The Birth Control Pill and Breast Cancer Risk

February 2, 2011

Although the original concept of the hormonal oral contraceptive came to light as far back as the 1920's, it wasn't until the 1950's that this type of birth control became available for women in the United States. After a further ten years' of research, the FDA approved Enovid-10, the first synthetic hormone pill to prevent pregnancy. The first birth control pill was manufactured by G.D. Searle and Company and contained both progestin and estrogen. Alarmingly, in contrast to the contraceptive pills of today, the first round of birth control pills contained over four times the amount of estrogen and ten times the amount of progestin.

Freedom from Worry

The pill completely changed the constant worry over contraception as it was deemed to be nearly 100% effective when taken as directed. Although there were reports in the late 1960's that the pill could be linked to heart disease, stroke and the risk of developing blood clots, none of these reports were definitively proven, and women continued to use the pill to prevent pregnancy. In our current world, it is estimated that there are more than 100 million users, worldwide, of oral contraceptives. Although many women-especially younger women-feel the benefits of birth control pills outweigh the stated risk, others are very concerned about the more recent links between breast cancer and oral contraceptives.

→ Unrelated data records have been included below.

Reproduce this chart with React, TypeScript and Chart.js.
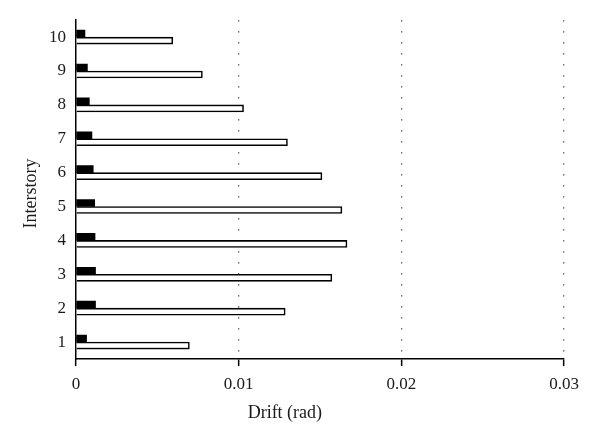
import React, { useEffect, useRef } from "react";
import { Chart, registerables } from "chart.js";

Chart.register(...registerables);

const stories = ["1", "2", "3", "4", "5", "6", "7", "8", "9", "10"];
const blackSeries = [0.00065, 0.0012, 0.0012, 0.00117, 0.00115, 0.00106, 0.00098, 0.00082, 0.0007, 0.00055];
const whiteSeries = [0.00697, 0.01286, 0.01573, 0.01666, 0.01635, 0.01512, 0.013, 0.0103, 0.00777, 0.00595];
const xTickValues = [0, 0.01, 0.02, 0.03];
const xTickLabels = ["0", "0.01", "0.02", "0.03"];
const xTitle = "Drift (rad)";
const yTitle = "Interstory";

const FONT = "'Liberation Serif', 'Times New Roman', serif";
const INK = "#1a1a1a";

const titlePlugin = {
  id: "axisTitles",
  afterDraw(chart: any) {
    const { ctx, chartArea } = chart;
    ctx.save();
    ctx.fillStyle = INK;
    ctx.font = `18px ${FONT}`;
    ctx.textAlign = "center";
    ctx.textBaseline = "middle";
    const xw = chartArea.right - chartArea.left;
    ctx.fillText(xTitle, chartArea.left + xw * 0.428, 413);
    ctx.translate(31.5, (chartArea.top + chartArea.bottom) / 2 + 4);
    ctx.rotate(-Math.PI / 2);
    ctx.fillText(yTitle, 0, 0);
    ctx.restore();
  },
};

export default function App() {
  const ref = useRef<HTMLCanvasElement>(null);
  useEffect(() => {
    if (!ref.current) return;
    const chart = new Chart(ref.current, {
      type: "bar",
      data: {
        labels: stories,
        datasets: [
          {
            label: "A",
            data: blackSeries,
            backgroundColor: "#000",
            borderWidth: 0,
            barThickness: 7,
          },
          {
            label: "B",
            data: whiteSeries,
            backgroundColor: "#fff",
            borderColor: "#000",
            borderWidth: 1.6,
            barThickness: 7,
          },
        ],
      },
      options: {
        indexAxis: "y",
        animation: false,
        responsive: false,
        devicePixelRatio: 1,
        layout: { padding: { left: 0, right: 36, top: 20, bottom: 0 } },
        plugins: { legend: { display: false }, tooltip: { enabled: false } },
        scales: {
          x: {
            type: "linear",
            min: 0,
            max: 0.03,
            afterBuildTicks: (scale: any) => {
              scale.ticks = xTickValues.map((v) => ({ value: v }));
            },
            afterFit: (scale: any) => {
              scale.height = 86;
            },
            ticks: {
              color: INK,
              font: { family: FONT, size: 17 },
              padding: 8,
              maxRotation: 0,
              callback: (_v: any, i: number) => xTickLabels[i],
            },
            grid: {
              display: true,
              drawOnChartArea: true,
              drawTicks: true,
              tickLength: 7,
              tickColor: "#000",
              tickWidth: 1.5,
              tickBorderDash: [],
              color: (c: any) => (c.tick && c.tick.value === 0 ? "rgba(0,0,0,0)" : "#444"),
              lineWidth: 1.3,
            },
            border: { display: true, color: "#000", width: 1.5, dash: [1.3, 9.7] },
          },
          y: {
            type: "category",
            reverse: true,
            afterFit: (scale: any) => {
              scale.width = 76;
            },
            ticks: {
              color: INK,
              font: { family: FONT, size: 17 },
              padding: 10,
            },
            grid: { display: true, drawOnChartArea: false, drawTicks: false, color: "rgba(0,0,0,0)" },
            border: { display: true, color: "#000", width: 1.5 },
          },
        },
      },
      plugins: [titlePlugin],
    } as any);
    return () => chart.destroy();
  }, []);
  return (
    <div style={{ position: "absolute", left: 0, top: 0, width: 600, height: 445, background: "#fff" }}>
      <canvas ref={ref} width={600} height={445} />
    </div>
  );
}
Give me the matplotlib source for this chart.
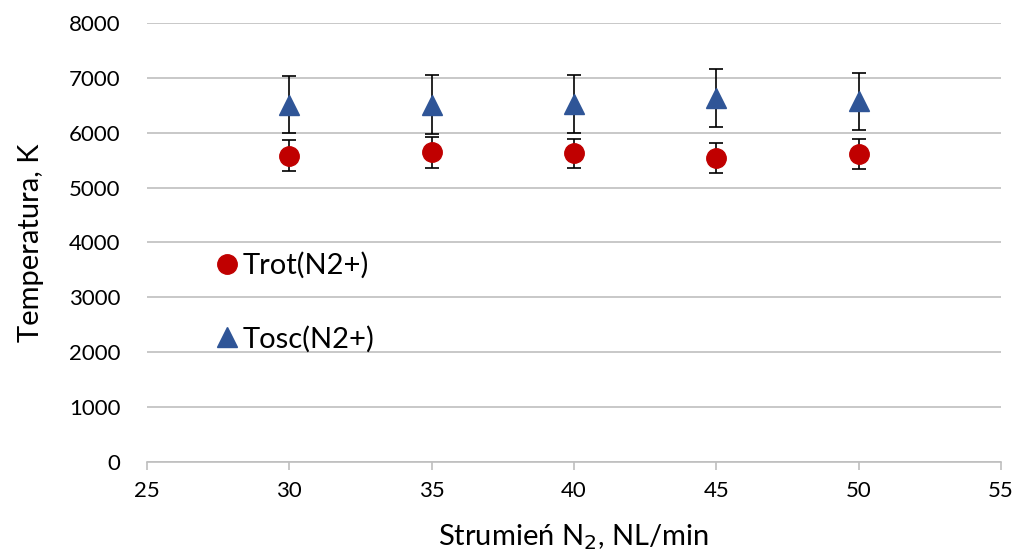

Family History of Breast Cancer

The truth is, the studies which have examined oral contraceptives and breast cancer risk have produced widely conflicting results. Part of this conflict could be due to the level of hormones in birth control pills now as compared to the much higher level in earlier forms of birth control pill. Researchers in Scandinavia noted a definite increase in breast cancer among women who were currently taking birth control pills, and the longer they were taken, the higher the risk seemed to be. This same research noted that ten years following the cessation of birth control pills saw cancer risk return to the same levels as those women who had never used the pill. Another study done by Women's Contraceptive and Reproductive Experience in 1998 showed no increase in the risk of breast cancer due to use of the pill. It may make a difference as to whether you have a family history of breast cancer in your overall risk from using the pill. The Journal of the American Medical Association noted that women who already have a strong family incidence of breast cancer may have as much as an eleven times higher risk of breast cancer than if they had never taken the pill.

The Age Factor

The risk for breast cancer among pill users seems to be highest among older women, especially those over the age of 45. This older group of women seems to be nearly one-and-a-half times as likely to get breast cancer as are those who have never used the pill. When considering these studies, however, it is important to remember that many of the women studied began taking the pill when it contained much higher doses of hormones. Today's birth control pills are believed to have a greatly reduced risk of negative health effects because of the lower amounts of hormones in them, so you should factor this in when choosing your method of birth control.